Why Everyone Is So Obsessed with “House of Cards”

Netflix(COLLEGE PARK, Md.) — TV fans have some binge watching to do this weekend. The 13-episode third season of Netflix original series House of Cards is now available to stream.

When a brief “glitch” teased the season earlier this month it put a 30-minute pause button on Washington — home to many of the show’s obsessed fans.

So we started to wonder what it is about the show that has fans in such a tizzy. It turns out that Americans like fictional politicians a lot better than real ones.

ABC News spoke with a big fan of House of Cards, Trevor Parry-Giles, a professor of political communication at the University of Maryland and director of academic affairs for the National Communication Association, about why we just can’t get enough of Frank and Claire Underwood.

So how did you get into this kind of research?

I was a double major in college, political science and communication. I was always interested in such matters and did my masters on an old show called LA Law. When The West Wing came out my wife and I, she also studies political communication, decided to do some work on it.

What do you like about the show?

I was a fan of the British version, there’s a whole book that its based on and when the British version debuted on PBS I devoured that because I had done my doctoral dissertation on British politics and the Thatcher regime. This down and dirty look at British politics was quite interesting and relevant.

The British version, you think Frank Underwood’s bad, Francis Urquhart is evil incarnate. He, like Underwood, rises his way up through the back benches to become the prime minister. There’s all sorts of parallels and interesting dynamics.

What is it about fictional presidents that you find interesting?

Often times our popular culture and fictional representations of politics mirror or reflect in some way messages and meanings about the actual political world.

The conventional wisdom about people like Frank Underwood is that he gets things done, that’s in response to a perception of the government as ineffective and unable to get things done. Historically since the Constitutional era we have always used politics as a literary device, there’s all of the ingredients of good drama, powerful characters, monumental decisions, much at stake. All the good characteristics of good entertainment in popular culture, it’s like a crime drama.

What does it say about our politics that House of Cards is so popular?

I don’t think it says anything particularly unique about our own political culture, it does say something about American political culture because we’ve have both Utopian and Dystopian depictions that work in both directions as a commentary on our politics.

I, in the end, think that’s actually pretty healthy. If the system was completely dysfunctional popular culture couldn’t get away with envisioning a totally Dystopian one.

You write about how The West Wing is a really romantic view of people who work in politics. What do you think of the contrast between that and the Dystopia in House of Cards?
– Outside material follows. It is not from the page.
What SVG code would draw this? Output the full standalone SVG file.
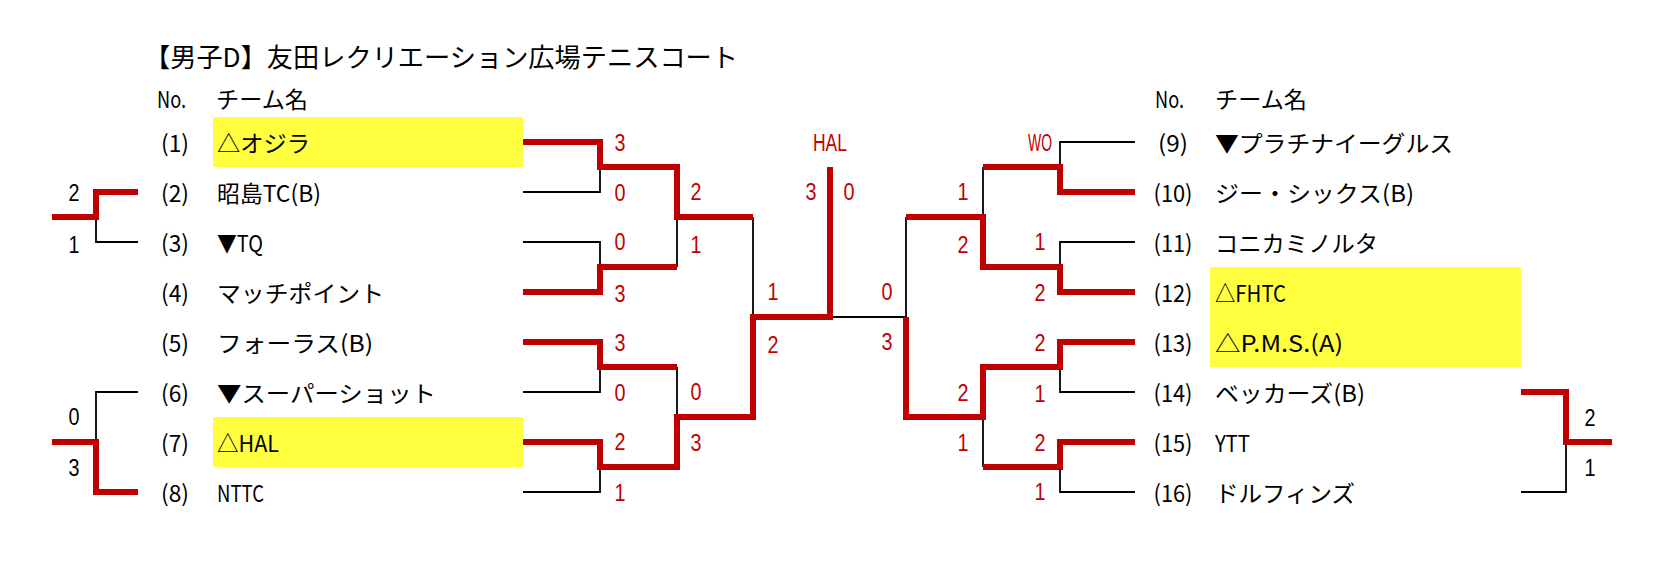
<svg xmlns="http://www.w3.org/2000/svg" width="1669" height="570" viewBox="0 0 1669 570">
<style>
.r{fill:none;stroke:#C00000;stroke-width:6;stroke-linejoin:miter;stroke-linecap:butt}
.k{fill:none;stroke:#000;stroke-width:1.8}
.hl{fill:#FFFF40}
.t{font-family:"Noto Sans CJK JP",sans-serif;font-size:23px;fill:#000;dominant-baseline:central}
.n{text-anchor:middle}
.s{font-family:"Liberation Sans","Noto Sans CJK JP",sans-serif;font-size:23px;fill:#C00000;text-anchor:middle;dominant-baseline:central}
.b{fill:#000}
</style>
<rect width="1669" height="570" fill="#fff"/>
<g id="title"><text class="t" x="144" y="55" style="font-size:26px" textLength="594" lengthAdjust="spacingAndGlyphs">【男子D】友田レクリエーション広場テニスコート</text></g>
<g id="header-left"><text class="t" x="157" y="98" textLength="29" lengthAdjust="spacingAndGlyphs">No.</text><text class="t" x="216" y="98" textLength="92" lengthAdjust="spacingAndGlyphs">チーム名</text></g>
<g id="header-right"><text class="t" x="1155" y="98" textLength="29" lengthAdjust="spacingAndGlyphs">No.</text><text class="t" x="1215" y="98" textLength="92" lengthAdjust="spacingAndGlyphs">チーム名</text></g>
<g id="highlights">
<rect class="hl" x="213" y="117" width="310" height="50"/>
<rect class="hl" x="213" y="417" width="310" height="50"/>
<rect class="hl" x="1210" y="267" width="311" height="100"/>
</g>
<g id="connectors">
<path class="k" d="M523,192H600V167M523,242H600V267M677,217V267M523,392H600V367M523,492H600V467M677,367V417M753,217V317M830,317H906M138,242H96V217M138,392H96V442M1135,142H1060V167M983,167V217M1135,242H1060V267M906,217V317M1135,392H1060V367M983,417V467M1135,492H1060V467M1521,492H1566V442"/>
<path class="r" d="M523,142H600V167H677V217H753"/>
<path class="r" d="M523,292H600V267H677"/>
<path class="r" d="M523,342H600V367H677"/>
<path class="r" d="M523,442H600V467H677V417H753V317H830V167"/>
<path class="r" d="M138,192H96V217H52"/>
<path class="r" d="M138,492H96V442H52"/>
<path class="r" d="M1135,192H1060V167H983"/>
<path class="r" d="M1135,292H1060V267H983V217H906"/>
<path class="r" d="M1135,342H1060V367H983V417H906V317"/>
<path class="r" d="M1135,442H1060V467H983"/>
<path class="r" d="M1521,392H1566V442H1612"/>
</g>
<g id="team-1"><text class="t n" x="175" y="142" textLength="28" lengthAdjust="spacingAndGlyphs">(1)</text><text class="t" x="217" y="142" textLength="93" lengthAdjust="spacingAndGlyphs">△オジラ</text></g>
<g id="team-2"><text class="t n" x="175" y="192" textLength="28" lengthAdjust="spacingAndGlyphs">(2)</text><text class="t" x="217" y="192" textLength="104" lengthAdjust="spacingAndGlyphs">昭島TC(B)</text></g>
<g id="team-3"><text class="t n" x="175" y="242" textLength="28" lengthAdjust="spacingAndGlyphs">(3)</text><text class="t" x="217" y="242" textLength="46" lengthAdjust="spacingAndGlyphs">▼TQ</text></g>
<g id="team-4"><text class="t n" x="175" y="292" textLength="28" lengthAdjust="spacingAndGlyphs">(4)</text><text class="t" x="217" y="292" textLength="167" lengthAdjust="spacingAndGlyphs">マッチポイント</text></g>
<g id="team-5"><text class="t n" x="175" y="342" textLength="28" lengthAdjust="spacingAndGlyphs">(5)</text><text class="t" x="217" y="342" textLength="156" lengthAdjust="spacingAndGlyphs">フォーラス(B)</text></g>
<g id="team-6"><text class="t n" x="175" y="392" textLength="28" lengthAdjust="spacingAndGlyphs">(6)</text><text class="t" x="217" y="392" textLength="219" lengthAdjust="spacingAndGlyphs">▼スーパーショット</text></g>
<g id="team-7"><text class="t n" x="175" y="442" textLength="28" lengthAdjust="spacingAndGlyphs">(7)</text><text class="t" x="217" y="442" textLength="62" lengthAdjust="spacingAndGlyphs">△HAL</text></g>
<g id="team-8"><text class="t n" x="175" y="492" textLength="28" lengthAdjust="spacingAndGlyphs">(8)</text><text class="t" x="217" y="492" textLength="47" lengthAdjust="spacingAndGlyphs">NTTC</text></g>
<g id="team-9"><text class="t n" x="1173" y="142" textLength="30" lengthAdjust="spacingAndGlyphs">(9)</text><text class="t" x="1215" y="142" textLength="238" lengthAdjust="spacingAndGlyphs">▼プラチナイーグルス</text></g>
<g id="team-10"><text class="t n" x="1173" y="192" textLength="39" lengthAdjust="spacingAndGlyphs">(10)</text><text class="t" x="1215" y="192" textLength="199" lengthAdjust="spacingAndGlyphs">ジー・シックス(B)</text></g>
<g id="team-11"><text class="t n" x="1173" y="242" textLength="39" lengthAdjust="spacingAndGlyphs">(11)</text><text class="t" x="1215" y="242" textLength="163" lengthAdjust="spacingAndGlyphs">コニカミノルタ</text></g>
<g id="team-12"><text class="t n" x="1173" y="292" textLength="39" lengthAdjust="spacingAndGlyphs">(12)</text><text class="t" x="1215" y="292" textLength="71" lengthAdjust="spacingAndGlyphs">△FHTC</text></g>
<g id="team-13"><text class="t n" x="1173" y="342" textLength="39" lengthAdjust="spacingAndGlyphs">(13)</text><text class="t" x="1215" y="342" textLength="128" lengthAdjust="spacingAndGlyphs">△P.M.S.(A)</text></g>
<g id="team-14"><text class="t n" x="1173" y="392" textLength="39" lengthAdjust="spacingAndGlyphs">(14)</text><text class="t" x="1215" y="392" textLength="150" lengthAdjust="spacingAndGlyphs">ベッカーズ(B)</text></g>
<g id="team-15"><text class="t n" x="1173" y="442" textLength="39" lengthAdjust="spacingAndGlyphs">(15)</text><text class="t" x="1215" y="442" textLength="35" lengthAdjust="spacingAndGlyphs">YTT</text></g>
<g id="team-16"><text class="t n" x="1173" y="492" textLength="39" lengthAdjust="spacingAndGlyphs">(16)</text><text class="t" x="1215" y="492" textLength="140" lengthAdjust="spacingAndGlyphs">ドルフィンズ</text></g>
<g id="scores-left">
<text class="s" x="620" y="143" textLength="11" lengthAdjust="spacingAndGlyphs">3</text>
<text class="s" x="620" y="193" textLength="11" lengthAdjust="spacingAndGlyphs">0</text>
<text class="s" x="620" y="242" textLength="11" lengthAdjust="spacingAndGlyphs">0</text>
<text class="s" x="620" y="294" textLength="11" lengthAdjust="spacingAndGlyphs">3</text>
<text class="s" x="620" y="343" textLength="11" lengthAdjust="spacingAndGlyphs">3</text>
<text class="s" x="620" y="393" textLength="11" lengthAdjust="spacingAndGlyphs">0</text>
<text class="s" x="620" y="442" textLength="11" lengthAdjust="spacingAndGlyphs">2</text>
<text class="s" x="620" y="493" textLength="11" lengthAdjust="spacingAndGlyphs">1</text>
<text class="s" x="696" y="192" textLength="11" lengthAdjust="spacingAndGlyphs">2</text>
<text class="s" x="696" y="245" textLength="11" lengthAdjust="spacingAndGlyphs">1</text>
<text class="s" x="696" y="392" textLength="11" lengthAdjust="spacingAndGlyphs">0</text>
<text class="s" x="696" y="443" textLength="11" lengthAdjust="spacingAndGlyphs">3</text>
<text class="s" x="773" y="292" textLength="11" lengthAdjust="spacingAndGlyphs">1</text>
<text class="s" x="773" y="345" textLength="11" lengthAdjust="spacingAndGlyphs">2</text>
</g>
<g id="final">
<text class="s" x="830" y="143" textLength="34" lengthAdjust="spacingAndGlyphs">HAL</text>
<text class="s" x="811" y="192" textLength="11" lengthAdjust="spacingAndGlyphs">3</text>
<text class="s" x="849" y="192" textLength="11" lengthAdjust="spacingAndGlyphs">0</text>
</g>
<g id="scores-right">
<text class="s" x="887" y="292" textLength="11" lengthAdjust="spacingAndGlyphs">0</text>
<text class="s" x="887" y="342" textLength="11" lengthAdjust="spacingAndGlyphs">3</text>
<text class="s" x="963" y="192" textLength="11" lengthAdjust="spacingAndGlyphs">1</text>
<text class="s" x="963" y="245" textLength="11" lengthAdjust="spacingAndGlyphs">2</text>
<text class="s" x="963" y="393" textLength="11" lengthAdjust="spacingAndGlyphs">2</text>
<text class="s" x="963" y="443" textLength="11" lengthAdjust="spacingAndGlyphs">1</text>
<text class="s" x="1040" y="143" textLength="24" lengthAdjust="spacingAndGlyphs">WO</text>
<text class="s" x="1040" y="242" textLength="11" lengthAdjust="spacingAndGlyphs">1</text>
<text class="s" x="1040" y="293" textLength="11" lengthAdjust="spacingAndGlyphs">2</text>
<text class="s" x="1040" y="343" textLength="11" lengthAdjust="spacingAndGlyphs">2</text>
<text class="s" x="1040" y="394" textLength="11" lengthAdjust="spacingAndGlyphs">1</text>
<text class="s" x="1040" y="443" textLength="11" lengthAdjust="spacingAndGlyphs">2</text>
<text class="s" x="1040" y="492" textLength="11" lengthAdjust="spacingAndGlyphs">1</text>
</g>
<g id="side-left">
<text class="s b" x="74" y="193" textLength="11" lengthAdjust="spacingAndGlyphs">2</text>
<text class="s b" x="74" y="245" textLength="11" lengthAdjust="spacingAndGlyphs">1</text>
<text class="s b" x="74" y="417" textLength="11" lengthAdjust="spacingAndGlyphs">0</text>
<text class="s b" x="74" y="468" textLength="11" lengthAdjust="spacingAndGlyphs">3</text>
</g>
<g id="side-right">
<text class="s b" x="1590" y="418" textLength="11" lengthAdjust="spacingAndGlyphs">2</text>
<text class="s b" x="1590" y="468" textLength="11" lengthAdjust="spacingAndGlyphs">1</text>
</g>
</svg>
That’s an interesting question, I don’t know if House of Cards is popular now because it speaks to some kind of lurking anxiety we have about our politics. My sense is that we also have other examples. There’s a show called Madam Secretary that’s entirely implausible but it’s romantic in that it’s a young, attractive couple. It’s sort of like West Wing in that they’re always doing things like walking and talking in hallways.

You could read that and say maybe we’re longing for a Utopian vision of our foreign policy but I do think there is a sense that House of Cards is filling some kind of narrative need and actually kind of accessing something about how we see our political world.
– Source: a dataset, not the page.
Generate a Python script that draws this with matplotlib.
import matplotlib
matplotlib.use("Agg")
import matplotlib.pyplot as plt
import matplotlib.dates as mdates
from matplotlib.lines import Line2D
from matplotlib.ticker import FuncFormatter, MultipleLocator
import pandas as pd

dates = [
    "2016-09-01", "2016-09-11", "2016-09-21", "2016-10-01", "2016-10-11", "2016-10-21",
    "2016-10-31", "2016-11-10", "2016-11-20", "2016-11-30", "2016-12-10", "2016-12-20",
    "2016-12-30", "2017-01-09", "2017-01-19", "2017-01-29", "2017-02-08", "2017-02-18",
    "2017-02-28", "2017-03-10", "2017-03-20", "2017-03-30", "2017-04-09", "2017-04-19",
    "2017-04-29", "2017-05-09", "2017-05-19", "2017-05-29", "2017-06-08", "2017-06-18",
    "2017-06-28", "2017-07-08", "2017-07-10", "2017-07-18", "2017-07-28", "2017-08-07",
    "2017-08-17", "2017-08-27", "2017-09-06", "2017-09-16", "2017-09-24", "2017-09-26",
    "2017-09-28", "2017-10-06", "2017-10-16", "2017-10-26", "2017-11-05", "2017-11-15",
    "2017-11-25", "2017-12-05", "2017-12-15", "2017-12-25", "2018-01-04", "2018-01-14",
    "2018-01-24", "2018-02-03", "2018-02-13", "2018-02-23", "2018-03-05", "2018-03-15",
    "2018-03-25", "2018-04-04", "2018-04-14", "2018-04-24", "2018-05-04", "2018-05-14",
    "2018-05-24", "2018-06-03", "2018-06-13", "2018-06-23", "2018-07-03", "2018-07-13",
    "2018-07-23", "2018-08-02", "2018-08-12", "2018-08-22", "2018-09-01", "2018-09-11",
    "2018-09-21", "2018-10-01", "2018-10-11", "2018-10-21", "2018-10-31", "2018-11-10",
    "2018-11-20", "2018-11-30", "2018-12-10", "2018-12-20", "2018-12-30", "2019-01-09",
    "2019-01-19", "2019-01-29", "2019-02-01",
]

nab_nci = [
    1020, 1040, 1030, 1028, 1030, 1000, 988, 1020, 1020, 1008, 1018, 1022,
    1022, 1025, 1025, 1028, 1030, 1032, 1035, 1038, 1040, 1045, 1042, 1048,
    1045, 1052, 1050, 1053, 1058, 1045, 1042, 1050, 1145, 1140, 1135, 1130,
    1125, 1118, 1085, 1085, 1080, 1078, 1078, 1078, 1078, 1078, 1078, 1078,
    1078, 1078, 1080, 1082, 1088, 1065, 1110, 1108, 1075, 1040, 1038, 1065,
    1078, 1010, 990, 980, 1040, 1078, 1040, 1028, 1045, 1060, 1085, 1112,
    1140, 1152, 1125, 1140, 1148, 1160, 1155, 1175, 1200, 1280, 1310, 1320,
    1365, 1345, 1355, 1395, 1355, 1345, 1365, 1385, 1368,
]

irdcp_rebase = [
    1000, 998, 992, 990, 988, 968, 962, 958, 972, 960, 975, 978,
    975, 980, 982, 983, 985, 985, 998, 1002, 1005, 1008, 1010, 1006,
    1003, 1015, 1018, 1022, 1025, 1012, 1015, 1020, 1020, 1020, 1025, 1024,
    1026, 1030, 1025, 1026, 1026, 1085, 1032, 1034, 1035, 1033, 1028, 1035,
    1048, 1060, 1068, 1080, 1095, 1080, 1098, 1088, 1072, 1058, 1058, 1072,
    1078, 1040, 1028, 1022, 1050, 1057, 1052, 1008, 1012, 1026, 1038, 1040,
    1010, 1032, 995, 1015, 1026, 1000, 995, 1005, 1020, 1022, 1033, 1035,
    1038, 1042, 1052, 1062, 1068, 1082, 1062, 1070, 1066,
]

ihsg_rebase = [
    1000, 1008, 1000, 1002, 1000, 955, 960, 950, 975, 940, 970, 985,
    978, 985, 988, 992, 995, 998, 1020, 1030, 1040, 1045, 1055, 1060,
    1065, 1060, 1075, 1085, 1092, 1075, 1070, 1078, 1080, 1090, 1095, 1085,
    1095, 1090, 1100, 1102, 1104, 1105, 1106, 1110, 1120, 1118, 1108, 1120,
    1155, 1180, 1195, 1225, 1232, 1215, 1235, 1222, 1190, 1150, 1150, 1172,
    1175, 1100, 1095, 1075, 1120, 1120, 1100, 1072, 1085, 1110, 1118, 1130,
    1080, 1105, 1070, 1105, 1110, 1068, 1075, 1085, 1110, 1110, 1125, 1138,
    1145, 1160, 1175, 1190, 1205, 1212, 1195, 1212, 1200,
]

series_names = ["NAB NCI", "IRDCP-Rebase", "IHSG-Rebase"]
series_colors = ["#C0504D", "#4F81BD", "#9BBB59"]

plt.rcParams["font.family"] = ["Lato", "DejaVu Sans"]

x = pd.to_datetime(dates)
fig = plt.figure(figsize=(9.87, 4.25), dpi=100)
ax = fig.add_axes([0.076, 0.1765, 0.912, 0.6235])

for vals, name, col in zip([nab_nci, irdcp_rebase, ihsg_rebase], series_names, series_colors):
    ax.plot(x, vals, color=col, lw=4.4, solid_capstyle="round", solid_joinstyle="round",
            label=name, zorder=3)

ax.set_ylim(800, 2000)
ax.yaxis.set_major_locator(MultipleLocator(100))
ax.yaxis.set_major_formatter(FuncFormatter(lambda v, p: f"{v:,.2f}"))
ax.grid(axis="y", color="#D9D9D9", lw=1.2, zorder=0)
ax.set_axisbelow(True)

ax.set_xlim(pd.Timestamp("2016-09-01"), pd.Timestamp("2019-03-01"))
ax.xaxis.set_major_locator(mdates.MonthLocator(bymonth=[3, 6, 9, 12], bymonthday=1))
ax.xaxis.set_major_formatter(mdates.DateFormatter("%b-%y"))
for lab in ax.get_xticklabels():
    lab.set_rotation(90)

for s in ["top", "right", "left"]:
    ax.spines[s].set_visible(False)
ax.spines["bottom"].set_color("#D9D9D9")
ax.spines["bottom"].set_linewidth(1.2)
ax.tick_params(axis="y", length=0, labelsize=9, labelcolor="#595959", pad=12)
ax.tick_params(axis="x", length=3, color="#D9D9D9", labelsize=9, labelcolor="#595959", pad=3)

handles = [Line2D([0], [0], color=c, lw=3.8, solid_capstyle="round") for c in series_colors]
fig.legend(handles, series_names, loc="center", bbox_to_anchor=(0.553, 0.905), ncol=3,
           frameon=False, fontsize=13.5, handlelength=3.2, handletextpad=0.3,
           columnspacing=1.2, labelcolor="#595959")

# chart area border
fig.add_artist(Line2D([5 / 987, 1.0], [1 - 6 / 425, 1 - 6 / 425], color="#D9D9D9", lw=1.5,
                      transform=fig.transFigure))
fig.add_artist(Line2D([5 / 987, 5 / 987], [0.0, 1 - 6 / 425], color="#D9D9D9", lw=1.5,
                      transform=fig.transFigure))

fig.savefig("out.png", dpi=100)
There is some empirical evidence to support this. When West Wing was on television and very popular they did surveys that found reactions to government servants and officials had gone up during the period the show was on television. There was an uptick in law school applications when LA Law was on.
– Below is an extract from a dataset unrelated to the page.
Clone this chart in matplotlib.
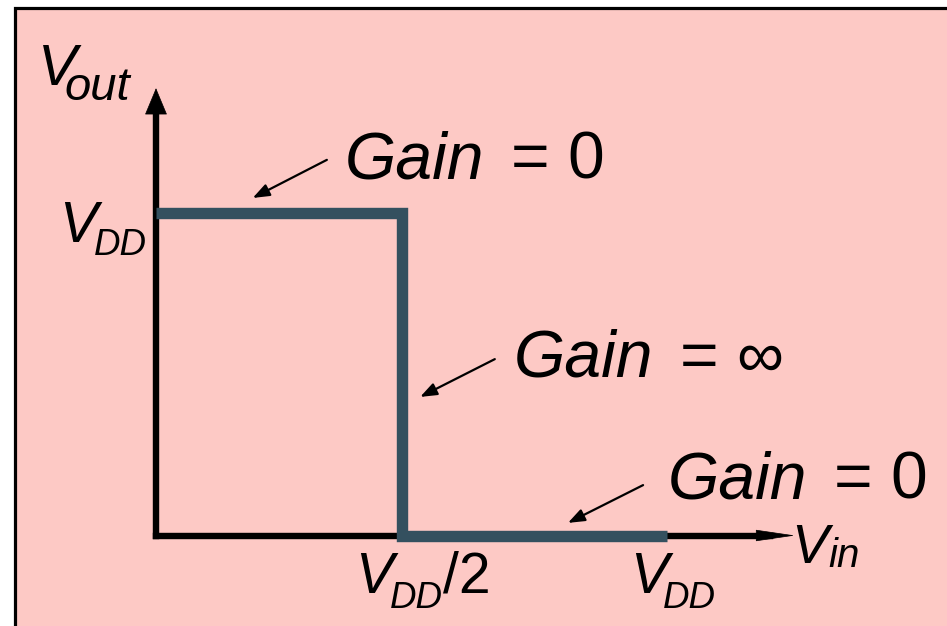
import matplotlib
matplotlib.use("Agg")
import matplotlib.pyplot as plt
from matplotlib.patches import Rectangle

# transfer curve of the ideal inverter (normalised to VDD)
vin = [0.0, 0.5, 0.5, 1.04]
vout = [1.0, 1.0, 0.0, 0.0]

gain_labels = ["= 0", "= \u221e", "= 0"]
# arrow tail / head points and label anchors, in units of VDD
gain_tail = [(0.348, 1.163), (0.690, 0.546), (0.992, 0.156)]
gain_head = [(0.197, 1.045), (0.538, 0.429), (0.839, 0.039)]
gain_text = [(0.385, 1.104), (0.729, 0.491), (1.043, 0.116)]

plt.rcParams['font.family'] = ['Liberation Sans', 'DejaVu Sans']

W, H = 947, 626
fig = plt.figure(figsize=(W / 100, H / 100), dpi=100, facecolor='white')

# pink slide background with black frame
bg = Rectangle((14.5 / W, -0.1), 1.2, 1.1 - 7.5 / H, transform=fig.transFigure,
               facecolor='#FDC9C5', edgecolor='black', lw=2.3, zorder=0)
fig.add_artist(bg)

x0, y0 = 156, 535.5
sx, sy = 491, 323
ax = fig.add_axes([x0 / W, (H - y0) / H, sx / W, sy / H], zorder=2)
ax.set_xlim(0, 1)
ax.set_ylim(0, 1)
ax.axis('off')
ax.patch.set_visible(False)

# axes with arrows
ax.plot([0, 0], [0, 1.33], color='black', lw=4.6, solid_capstyle='projecting', clip_on=False)
ax.annotate("", xy=(0, 1.385), xytext=(0, 1.30),
            arrowprops=dict(arrowstyle='-|>,head_length=1.8,head_width=0.75',
                            lw=0.5, color='black', shrinkA=0, shrinkB=0),
            annotation_clip=False)
ax.plot([0, 1.25], [0, 0], color='black', lw=4.6, solid_capstyle='projecting', clip_on=False)
ax.annotate("", xy=(1.301, 0), xytext=(1.2, 0),
            arrowprops=dict(arrowstyle='-|>,head_length=2.6,head_width=0.38',
                            lw=0.5, color='black', shrinkA=0, shrinkB=0),
            annotation_clip=False)

# transfer curve
ax.plot(vin, vout, color='#34505F', lw=8.2, solid_joinstyle='miter',
        solid_capstyle='butt', clip_on=False, zorder=3)

# gain annotations
for lab, t, h, p in zip(gain_labels, gain_tail, gain_head, gain_text):
    ax.annotate("", xy=h, xytext=t,
                arrowprops=dict(arrowstyle='-|>,head_length=1.0,head_width=0.38',
                                lw=1.6, color='black', shrinkA=0, shrinkB=0),
                annotation_clip=False)
    ax.text(p[0], p[1], "Gain", fontsize=47.5, style='italic',
            ha='left', va='baseline', clip_on=False)
    ax.text(p[0] + 0.338, p[1], lab, fontsize=47.5,
            ha='left', va='baseline', clip_on=False)

# axis labels
def vlabel(x, y, sub, xs, ys, size, subsize):
    ax.text(x, y, "V", fontsize=size, style='italic', ha='left', va='baseline')
    ax.text(xs, ys, sub, fontsize=subsize, style='italic', ha='left', va='baseline')

vlabel(-0.240, 1.395, "out", -0.187, 1.347, 42, 34)
vlabel(-0.197, 0.909, "DD", -0.126, 0.869, 41, 26.5)
vlabel(0.405, -0.178, "DD", 0.477, -0.224, 41, 26.5)
ax.text(0.584, -0.178, "/2", fontsize=41, ha='left', va='baseline')
vlabel(0.965, -0.178, "DD", 1.033, -0.224, 41, 26.5)
vlabel(1.293, -0.085, "in", 1.369, -0.098, 40, 29)

fig.savefig("out.png", dpi=100)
You also talk about how the president is usually a masculine figure in your research, typically a white man. How do newer shows stack up to that stereotype?

We’ve seen more people of color as president in popular culture certainly since the West Wing. We’ve seen more women in presidential roles. The president in State of Affairs is played by Alfre Woodard, who is both African American and a woman. You can read all of that sort of against the presence of the Hillary Clinton phenomenon or the Sarah Palin phenomenon. That may be an instance where the culture is actually reflective of what’s going on in the political world where the possibility of a woman president is more real than when The West Wing was on.

Obama also opened a lot of doors. There were a few African American presidents in popular culture prior to Obama of course, like Morgan Freeman in that bad asteroid movie Deep Impact. There have been women as well before Selina Meyer. I think the culture is moving the popular culture.

What’s your take on Claire Underwood as a first lady?

I often think of her in contrast with the first lady as depicted in Scandal. The Scandal depiction of the presidency is also interesting in that it has racial dynamics but the first lady is implicated in all the aspects of the plot. Here where you had an Obama phenomenon in terms of presidents you might see a Hillary Clinton or even Michelle Obama phenomenon in terms of activism, that might be an Abbey Bartlet phenomenon as well, but The West Wing went to great lengths to remind us that she’s a woman.

What’s your favorite depiction of a president?

Some grad students and I are working right now on a project on presidential impersonations, I love Paul Giamatti as John Adams in the HBO miniseries. In terms of popular culture I’m still locked into Josiah Bartlet.